SOURCE DATA:

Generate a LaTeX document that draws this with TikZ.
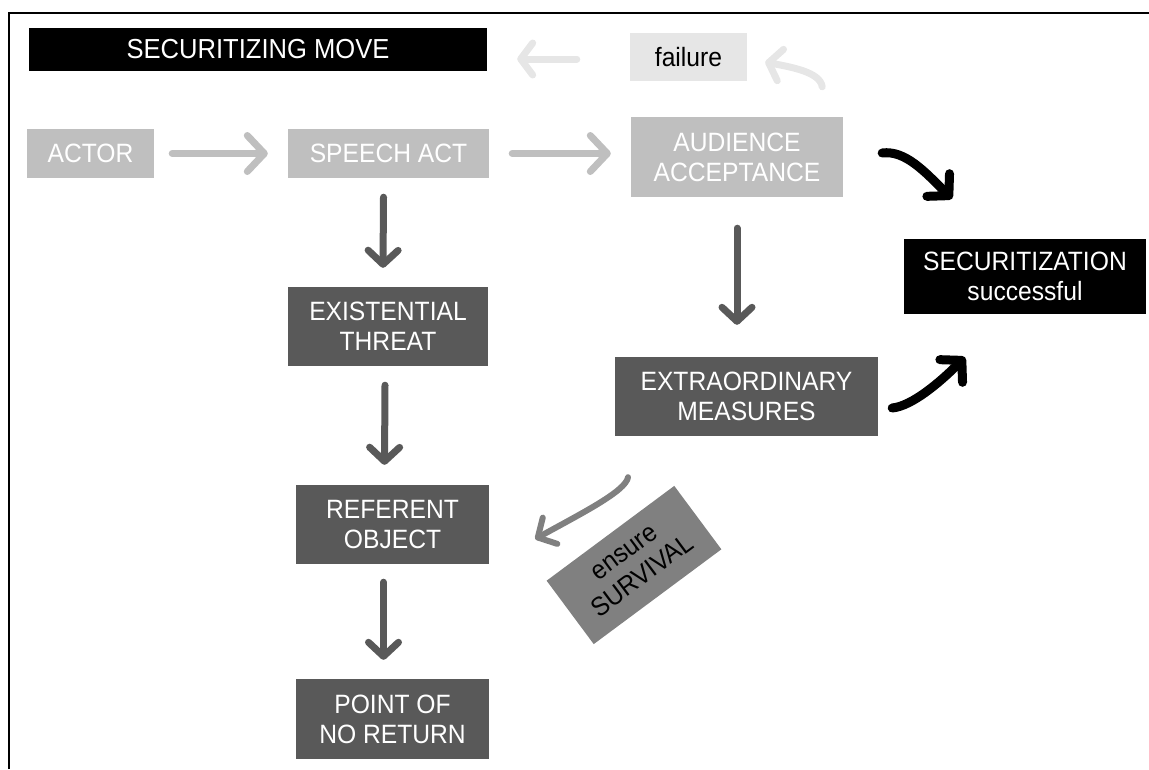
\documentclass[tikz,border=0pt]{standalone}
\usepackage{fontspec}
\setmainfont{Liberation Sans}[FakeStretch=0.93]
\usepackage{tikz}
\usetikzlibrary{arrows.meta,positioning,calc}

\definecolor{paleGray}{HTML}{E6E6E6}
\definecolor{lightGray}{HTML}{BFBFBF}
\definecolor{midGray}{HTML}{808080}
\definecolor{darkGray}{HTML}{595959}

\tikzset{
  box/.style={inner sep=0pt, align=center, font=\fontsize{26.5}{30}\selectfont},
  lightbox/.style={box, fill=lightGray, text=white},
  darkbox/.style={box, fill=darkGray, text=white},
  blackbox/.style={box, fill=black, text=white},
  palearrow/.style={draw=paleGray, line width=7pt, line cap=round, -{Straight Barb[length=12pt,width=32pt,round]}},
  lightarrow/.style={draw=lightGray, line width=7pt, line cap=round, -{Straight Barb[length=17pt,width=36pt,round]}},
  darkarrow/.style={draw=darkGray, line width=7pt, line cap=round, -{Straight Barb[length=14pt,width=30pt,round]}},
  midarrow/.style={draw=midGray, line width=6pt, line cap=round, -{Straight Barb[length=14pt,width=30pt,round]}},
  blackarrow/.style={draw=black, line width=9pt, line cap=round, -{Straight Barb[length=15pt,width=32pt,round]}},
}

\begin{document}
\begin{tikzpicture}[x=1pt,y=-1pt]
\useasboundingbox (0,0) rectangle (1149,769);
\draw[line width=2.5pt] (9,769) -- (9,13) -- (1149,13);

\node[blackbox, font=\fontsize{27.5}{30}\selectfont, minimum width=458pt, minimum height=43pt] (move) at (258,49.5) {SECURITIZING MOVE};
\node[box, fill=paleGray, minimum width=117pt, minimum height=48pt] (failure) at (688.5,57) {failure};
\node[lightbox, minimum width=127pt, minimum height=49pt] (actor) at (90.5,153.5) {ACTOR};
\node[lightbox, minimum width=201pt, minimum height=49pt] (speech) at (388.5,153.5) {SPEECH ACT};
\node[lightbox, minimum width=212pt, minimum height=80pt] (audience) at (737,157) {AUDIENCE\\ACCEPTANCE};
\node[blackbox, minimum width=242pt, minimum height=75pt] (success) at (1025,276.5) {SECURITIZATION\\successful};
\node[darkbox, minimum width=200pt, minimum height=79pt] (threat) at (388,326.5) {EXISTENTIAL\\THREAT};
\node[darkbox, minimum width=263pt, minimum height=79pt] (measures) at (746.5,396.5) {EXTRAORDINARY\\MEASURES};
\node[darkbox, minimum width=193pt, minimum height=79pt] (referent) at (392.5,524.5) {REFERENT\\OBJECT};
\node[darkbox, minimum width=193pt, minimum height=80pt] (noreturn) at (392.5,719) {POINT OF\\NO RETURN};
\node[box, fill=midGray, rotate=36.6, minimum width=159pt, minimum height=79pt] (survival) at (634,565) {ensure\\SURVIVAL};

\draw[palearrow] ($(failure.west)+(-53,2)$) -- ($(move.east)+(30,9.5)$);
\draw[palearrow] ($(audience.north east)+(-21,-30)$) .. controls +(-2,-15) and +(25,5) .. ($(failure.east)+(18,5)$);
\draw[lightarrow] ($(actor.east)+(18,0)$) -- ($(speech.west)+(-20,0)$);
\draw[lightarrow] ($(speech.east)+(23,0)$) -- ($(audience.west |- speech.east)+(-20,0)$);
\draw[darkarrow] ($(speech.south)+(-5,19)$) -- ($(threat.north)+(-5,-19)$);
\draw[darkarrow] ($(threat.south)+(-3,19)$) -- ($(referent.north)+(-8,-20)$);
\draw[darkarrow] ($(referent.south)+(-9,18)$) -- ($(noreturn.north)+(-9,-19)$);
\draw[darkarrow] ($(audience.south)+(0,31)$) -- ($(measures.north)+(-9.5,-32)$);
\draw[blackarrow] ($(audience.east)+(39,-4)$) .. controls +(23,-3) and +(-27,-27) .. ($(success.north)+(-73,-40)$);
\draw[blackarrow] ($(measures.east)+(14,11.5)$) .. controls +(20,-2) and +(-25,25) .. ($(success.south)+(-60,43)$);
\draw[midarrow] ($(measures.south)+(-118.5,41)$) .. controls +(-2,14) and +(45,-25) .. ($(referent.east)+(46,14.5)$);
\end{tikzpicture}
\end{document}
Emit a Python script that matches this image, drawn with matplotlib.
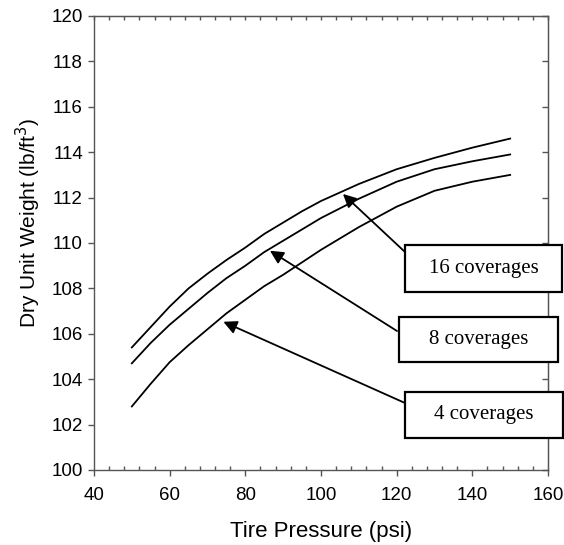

EXERCISE: Look through the entries above; copy each line where the string "that" appears.

WRITTEN ANSWER:
Generate a LaTeX document that draws this with TikZ.
Emit a Python script that matches this image, drawn with matplotlib.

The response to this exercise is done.